The courts agreed that the mural exemption violated free-speech rules, saying the exemption discriminated based on content. The city then worked to revise the code, with the ultimate result being that murals got lumped in with signs under the 200-square-foot limit (although existing large signs were "grandfathered in" at their current locations).

But in a three-week period between the court decision and City Council revising the code, Clear Channel applied for dozens of new large-sign permits. The city denied those permits, prompting Clear Channel to return to court in 1999, a process that spun back recently into the courtroom of Multnomah County Circuit Judge Michael H. Marcus. Last month, Marcus heard arguments over whether Clear Channel can keep the $499,417 he awarded it as compensation for the denied permits and be allowed to put up the mega-billboards it sought eight years ago.

With Cotter the only new voice, the same counsel for Clear Channel and the city found themselves back in Marcus' courtroom, occasionally laughing like old friends when someone became tongue-tied. Here's what the sign behemoth, the city and Cotter brought to the legal mÉnage À trois.

Clear Channel says:

* There is no alternative to billboards that can reach the same audience for the same price, which makes the sign code unconstitutional due to lack of "alternative avenues."

* During the three-week window in 1998 when the code was being revised after the courts found it unconstitutional, that lack of a code ought to have equaled an automatic rubber stamp for sign-permit applications

* Large billboards benefit the community since they're occasionally donated to charity.

The city says:

* Myriad forms of advertising, from newspaper to signs smaller than 200 square feet, constitute sufficient "alternative avenues."

* Though the code was in flux at the time of the applications, the criterion on which the permits were denied (size) was not altered during the revision.

Cotter says:

* The sign code is unconstitutional because it "chills" speech. It is technically possible to put up a large mural in Portland, but no one is doing it because it is so difficult.

* It is possible to distinguish between art and commercial signs without infringing on the constitutional rights of advertisers.

In 2004, City Hall responded to complaints from muralists such as Cotter about the dearth of murals by creating a narrow and complicated process that involved the Regional Arts and Culture Commission and led to a few city-funded and -owned murals.
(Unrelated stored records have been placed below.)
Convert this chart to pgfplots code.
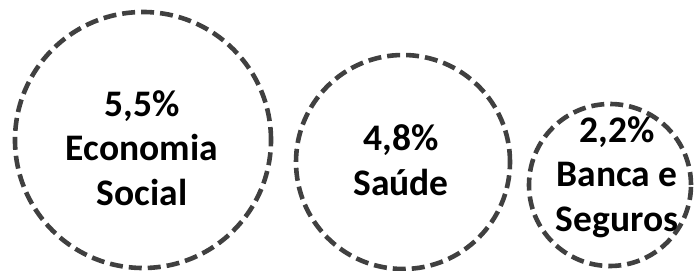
\documentclass[border=0pt]{standalone}
\usepackage{pgfplots}
\pgfplotsset{compat=1.18}
\usepackage{fontspec}
\setmainfont{Carlito}
\definecolor{ringgray}{HTML}{404040}
\begin{document}
\begin{tikzpicture}
\begin{axis}[
  scale only axis, width=696bp, height=271bp,
  xmin=0, xmax=696, ymin=0, ymax=271,
  hide axis, clip=false,
]
% circles: centre x, centre y, radius (in bp)
\addplot[only marks, mark=o, mark size=128bp,
  mark options={draw=ringgray, line width=4.6bp, dash pattern=on 13bp off 6bp}]
  coordinates {(143,131)};
\addplot[only marks, mark=o, mark size=107bp,
  mark options={draw=ringgray, line width=4.6bp, dash pattern=on 13bp off 6bp}]
  coordinates {(403,109)};
\addplot[only marks, mark=o, mark size=81bp,
  mark options={draw=ringgray, line width=4.6bp, dash pattern=on 13bp off 6bp}]
  coordinates {(610,86)};
% labels
\addplot[draw=none, mark=none, nodes near coords, point meta=explicit symbolic,
  every node near coord/.append style={anchor=center, align=center,
    font=\fontsize{37.5bp}{44.5bp}\selectfont\bfseries, text=black, inner sep=0pt}]
  coordinates {
    (142,123) [{5,5\%\\Economia\\Social}]
    (401,111) [{4,8\%\\Saúde}]
    (617,94) [{2,2\%\\Banca e\\Seguros}]
  };
\end{axis}
\pgfresetboundingbox
\useasboundingbox (current axis.south west) rectangle (current axis.north east);
\end{tikzpicture}
\end{document}
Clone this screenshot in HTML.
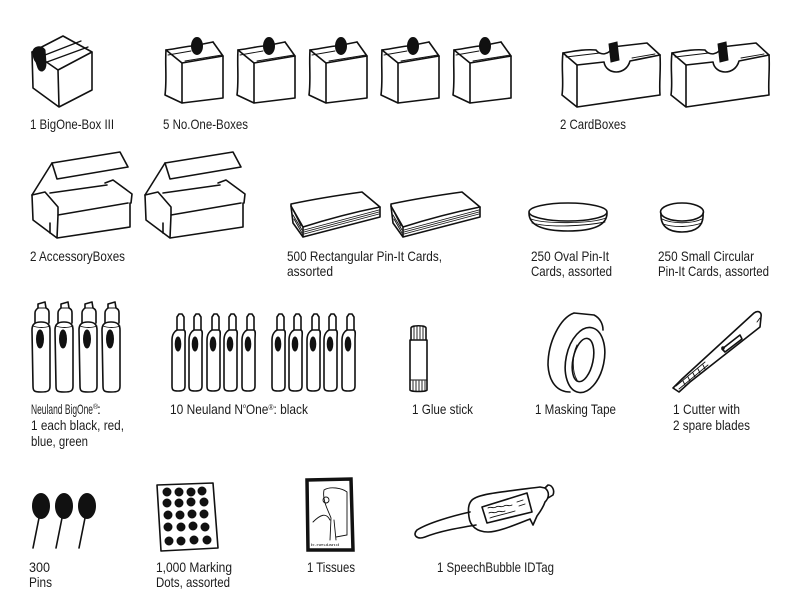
<!DOCTYPE html>
<html><head><meta charset="utf-8"><style>
html,body{margin:0;padding:0;background:#fff;}
svg{display:block;}
text{font-family:"Liberation Sans Narrow","Liberation Sans",sans-serif;font-size:14px;fill:#1c1c1c;}
.s{fill:none;stroke:#111;stroke-width:1.6;stroke-linejoin:round;stroke-linecap:round;}
.t{fill:none;stroke:#111;stroke-width:0.9;stroke-linecap:round;}
.f{fill:#111;stroke:#111;stroke-width:1;}
</style></head><body>
<svg width="800" height="612" viewBox="0 0 800 612" xmlns="http://www.w3.org/2000/svg">
<defs>
<g id="nobox">
<path class="s" d="M166,50 L182,63 L223,56 L213,42"/>
<path class="s" d="M166,50 C180,48 188,46 192,46 M203,44 L213,42"/>
<path class="t" d="M168,55 L191,51 M185,61 L222,55"/>
<path class="s" d="M166,50 C165,65 167,80 165,95 L182,103 M182,63 L182,103 L223,98 M223,56 L223,98"/>
<ellipse class="f" cx="197" cy="46" rx="5.5" ry="8.5"/>
</g>
<g id="cardbox">
<path class="s" d="M563,53 C575,51 585,49 596,50 C600,56 610,55 612,47 L647,43 L660,55"/>
<path class="s" d="M563,53 L577,65 L604,62 C606,75 626,76 630,61 L660,55"/>
<path class="t" d="M566,57 L600,53 M632,58 L655,54"/>
<path class="s" d="M563,53 C561,67 564,82 562,95 L577,107 M577,65 L577,107 L660,95 M660,55 C661,70 659,82 660,95"/>
<path class="f" d="M609,44 L617,42 L619,60 L611,62 Z"/>
</g>
<g id="accbox">
<path class="s" d="M52,163 L120,152 L128,167 L57,179 Z"/>
<path class="s" d="M52,163 L32,195 M50,193 L107,185"/>
<path class="s" d="M105,183 L113,180 L132,194 L131,203"/>
<path class="s" d="M32,195 L45,192 L58,207 L58,215 L128,203"/>
<path class="s" d="M32,195 L33,220 L57,238 M58,215 L57,238 L130,227 L130,203"/>
<path class="s" d="M50,223 L50,233"/>
</g>
<g id="stack">
<path class="s" d="M291,204 C310,200 340,195 362,192 L380,207 C355,212 325,220 303,227 L291,206 Z"/>
<path class="s" d="M291,206 L293,223 L303,237 L303,227 M303,237 L380,217 L380,207"/>
<path class="t" d="M304,230 L379,210 M304,232 L379,212 M304,234 L379,214 M293,210 L301,226 M293,215 L302,230 M294,219 L302,233"/>
</g>
<g id="big">
<path class="s" d="M35,323 L35,313 C35,310 37,309 38,308 L38,304 L45,302 L46,308 C48,309 49,310 49,313 L49,323"/>
<path class="t" d="M38,308 L46,308"/>
<path class="s" d="M32,330 C32,324 35,322 41,322 C47,322 50,324 50,330 L50,386 C50,391 48,392 41,392 C34,392 33,391 33,386 Z"/>
<path class="t" d="M33,326 C38,328 45,328 50,326"/>
<ellipse class="f" cx="40" cy="339" rx="3.5" ry="9"/>
</g>
<g id="small">
<path class="s" d="M177,330 L177,317 L179,314 L182,314 L184,317 L184,330"/>
<path class="s" d="M172,340 C172,334 175,331 177,330 L184,330 C186,331 185,334 185,340 L185,386 C185,390 183,391 178,391 C173,391 172,390 172,386 Z"/>
<ellipse class="f" cx="178" cy="344" rx="2.8" ry="7"/>
</g>
<g id="pin">
<ellipse class="f" cx="41" cy="506" rx="8.5" ry="12.5"/>
<path class="s" stroke-width="2.4" d="M39,518 L33,548"/>
</g>
</defs>

<!-- Row 1 -->
<path class="s" d="M32,52 L63,36 L92,52 L58,70 Z"/>
<path class="s" d="M32,52 L33,88 L59,107 L92,90 L92,52 M58,70 L59,107"/>
<path class="t" d="M45,55 L81,41 M47,62 L88,47" style="stroke-width:1.3"/>
<path class="f" d="M33,52 C33,46 42,45 45,50 L46,63 C46,72 40,73 38,68 L36,62 C34,60 33,57 33,52Z"/>

<use href="#nobox"/>
<use href="#nobox" x="72"/>
<use href="#nobox" x="144"/>
<use href="#nobox" x="216"/>
<use href="#nobox" x="288"/>

<use href="#cardbox"/>
<use href="#cardbox" x="109"/>

<text x="30" y="129" textLength="84" lengthAdjust="spacingAndGlyphs">1 BigOne-Box III</text>
<text x="163" y="129" textLength="85" lengthAdjust="spacingAndGlyphs">5 No.One-Boxes</text>
<text x="560" y="129" textLength="66" lengthAdjust="spacingAndGlyphs">2 CardBoxes</text>

<!-- Row 2 -->
<use href="#accbox"/>
<use href="#accbox" x="113"/>
<use href="#stack"/>
<use href="#stack" x="100"/>

<ellipse class="s" cx="568" cy="212" rx="39" ry="9"/>
<path class="s" d="M529,213 C529,224 540,231 568,231 C596,231 607,224 607,213"/>
<path class="t" d="M531,219 C545,224 590,224 606,218 M532,223 C550,228 585,226 605,222"/>
<ellipse class="s" cx="682" cy="212" rx="21.5" ry="9"/>
<path class="s" d="M661,213 C660,226 668,232 682,232 C696,232 704,226 703,213"/>
<path class="t" d="M662,219 C672,224 692,224 702,219 M663,224 C675,228 690,227 702,223"/>

<text x="30" y="261" textLength="95" lengthAdjust="spacingAndGlyphs">2 AccessoryBoxes</text>
<text x="287" y="261" textLength="155" lengthAdjust="spacingAndGlyphs">500 Rectangular Pin-It Cards,</text>
<text x="287" y="276" textLength="46" lengthAdjust="spacingAndGlyphs">assorted</text>
<text x="531" y="261" textLength="78" lengthAdjust="spacingAndGlyphs">250 Oval Pin-It</text>
<text x="531" y="276" textLength="81" lengthAdjust="spacingAndGlyphs">Cards, assorted</text>
<text x="658" y="261" textLength="96" lengthAdjust="spacingAndGlyphs">250 Small Circular</text>
<text x="658" y="276" textLength="111" lengthAdjust="spacingAndGlyphs">Pin-It Cards, assorted</text>

<!-- Row 3 -->
<use href="#big"/>
<use href="#big" x="23"/>
<use href="#big" x="47"/>
<use href="#big" x="70"/>

<use href="#small"/>
<use href="#small" x="17"/>
<use href="#small" x="35"/>
<use href="#small" x="52"/>
<use href="#small" x="70"/>
<use href="#small" x="100"/>
<use href="#small" x="117"/>
<use href="#small" x="135"/>
<use href="#small" x="152"/>
<use href="#small" x="170"/>

<!-- glue stick -->
<path class="s" d="M411,340 L411,328 C411,325 426,325 426,328 L426,340"/>
<path class="s" d="M410,340 L427,340 L427,390 C427,392 410,392 410,390 Z"/>
<path class="t" d="M414,327 L414,339 M417,326 L417,339 M420,326 L420,339 M423,327 L423,339 M413,381 L413,391 M416,381 L416,391 M419,381 L419,391 M422,381 L422,391 M425,381 L425,391 M410,380 L427,380"/>

<!-- masking tape -->
<path class="s" d="M574,313 C560,318 548,342 548,365 C549,383 558,392 570,392 M574,313 L594,315 C600,318 603,324 603,330"/>
<ellipse class="s" cx="585" cy="360" rx="19" ry="33" transform="rotate(12 585 360)"/>
<ellipse class="s" cx="583" cy="360" rx="10" ry="22" transform="rotate(12 583 360)"/>
<path class="t" d="M577,345 C572,355 572,372 577,380"/>

<!-- cutter -->
<path class="s" d="M673,388 L682,379 L754,313 C758,310 762,312 761,317 L760,327 L690,382 L679,392 Z"/>
<path class="s" d="M722,349 L740,335 L742,339 L725,352 Z"/>
<path class="t" d="M676,386 L705,362 M679,389 L708,365 M683,381 L685,385 M688,377 L690,381 M693,373 L695,377 M698,369 L700,373 M703,365 L705,369"/>
<circle class="f" cx="723" cy="348" r="1.3"/>
<path class="t" d="M757,322 L760,318"/>

<text x="31" y="414" textLength="62" lengthAdjust="spacingAndGlyphs">Neuland BigOne</text>
<text x="93" y="409" style="font-size:7px">®</text>
<text x="97" y="414">:</text>
<text x="31" y="430" textLength="93" lengthAdjust="spacingAndGlyphs">1 each black, red,</text>
<text x="31" y="446" textLength="57" lengthAdjust="spacingAndGlyphs">blue, green</text>
<text x="170" y="414" textLength="138" lengthAdjust="spacingAndGlyphs">10 Neuland N<tspan font-size="9" dy="-3">º</tspan><tspan dy="3">One</tspan><tspan font-size="8" dy="-4">®</tspan><tspan dy="4">: black</tspan></text>
<text x="412" y="414" textLength="61" lengthAdjust="spacingAndGlyphs">1 Glue stick</text>
<text x="535" y="414" textLength="81" lengthAdjust="spacingAndGlyphs">1 Masking Tape</text>
<text x="673" y="414" textLength="67" lengthAdjust="spacingAndGlyphs">1 Cutter with</text>
<text x="673" y="430" textLength="77" lengthAdjust="spacingAndGlyphs">2 spare blades</text>

<!-- Row 4 -->
<use href="#pin"/>
<use href="#pin" x="23"/>
<use href="#pin" x="46"/>

<path class="s" d="M157,485 L213,483 L218,548 L161,551 Z"/>
<g class="f">
<circle cx="167" cy="492" r="4"/><circle cx="179" cy="492" r="4"/><circle cx="191" cy="492" r="4"/><circle cx="202" cy="491" r="4"/>
<circle cx="167" cy="503" r="4"/><circle cx="179" cy="503" r="4"/><circle cx="191" cy="502" r="4"/><circle cx="204" cy="502" r="4"/>
<circle cx="168" cy="515" r="4"/><circle cx="180" cy="515" r="4"/><circle cx="192" cy="514" r="4"/><circle cx="204" cy="514" r="4"/>
<circle cx="168" cy="527" r="4"/><circle cx="181" cy="527" r="4"/><circle cx="193" cy="526" r="4"/><circle cx="205" cy="527" r="4"/>
<circle cx="169" cy="541" r="4"/><circle cx="181" cy="541" r="4"/><circle cx="194" cy="540" r="4"/><circle cx="207" cy="540" r="4"/>
</g>

<!-- tissues -->
<path d="M307,480 L351,479 L353,550 L308,550 Z" fill="none" stroke="#111" stroke-width="3.5"/>
<path class="t" d="M324,490 C330,486 342,488 347,492 L347,535 L336,537 M324,490 C322,500 328,510 331,518 L330,540 M330,520 C326,512 320,515 313,522 M334,520 L336,540"/>
<circle class="t" cx="326" cy="500" r="3"/>
<text x="311" y="546" style="font-size:4px" textLength="28" lengthAdjust="spacingAndGlyphs">b.neuland</text>

<!-- speech bubble tag -->
<path class="s" d="M472,500 C478,494 500,492 540,487 L545,488 C550,492 549,498 545,502 C543,508 540,512 537,516 L533,525 L530,519 C512,526 498,532 488,532 C477,532 470,526 469,517 C468,510 468,504 472,500 Z"/>
<path class="s" d="M545,488 L548,485 C552,485 555,490 553,495 L548,498"/>
<path class="s" d="M482,507 L527,493 L532,512 L487,523 Z"/>
<path class="t" d="M488,508 C491,506 493,509 496,507 C499,505 501,508 504,506 C507,504 509,507 512,505 M489,513 C492,511 494,514 497,512 C500,510 502,513 505,511 M490,518 C496,516 505,514 515,511 M517,502 L523,500 M519,506 L525,504"/>
<path class="s" d="M470,512 C452,516 428,523 417,530 C412,535 417,540 425,537 C440,531 458,528 476,525"/>

<text x="29" y="572" textLength="21" lengthAdjust="spacingAndGlyphs">300</text>
<text x="29" y="587" textLength="23" lengthAdjust="spacingAndGlyphs">Pins</text>
<text x="156" y="572" textLength="76" lengthAdjust="spacingAndGlyphs">1,000 Marking</text>
<text x="156" y="587" textLength="74" lengthAdjust="spacingAndGlyphs">Dots, assorted</text>
<text x="307" y="572" textLength="48" lengthAdjust="spacingAndGlyphs">1 Tissues</text>
<text x="437" y="572" textLength="117" lengthAdjust="spacingAndGlyphs">1 SpeechBubble IDTag</text>
</svg>
</body></html>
But the only possibility for a large, privately owned mural currently requires a $1,400 nonrefundable application fee for an "adjustment process," or official bending of the rules.

Cotter claims that if artists had had a voice in the 1998 trial or the revision of the sign code that led to it, the mural privation of the past eight years could have been avoided.

He's working to have that voice now—the judge let Cotter cross-examine and call his own witnesses last month when Marcus said Cotter's perspective was relevant. Though the scope of this case is limited, Cotter believes it could help lead to more murals in Portland because he amassed a record of testimony from 18 witnesses, including artists, business owners, professors and experts on public art. He believes:

"Any First Amendment restrictions require a certain kind of scrutiny," says Cotter.


Closing arguments will be submitted to Judge Marcus in writing by Nov. 30.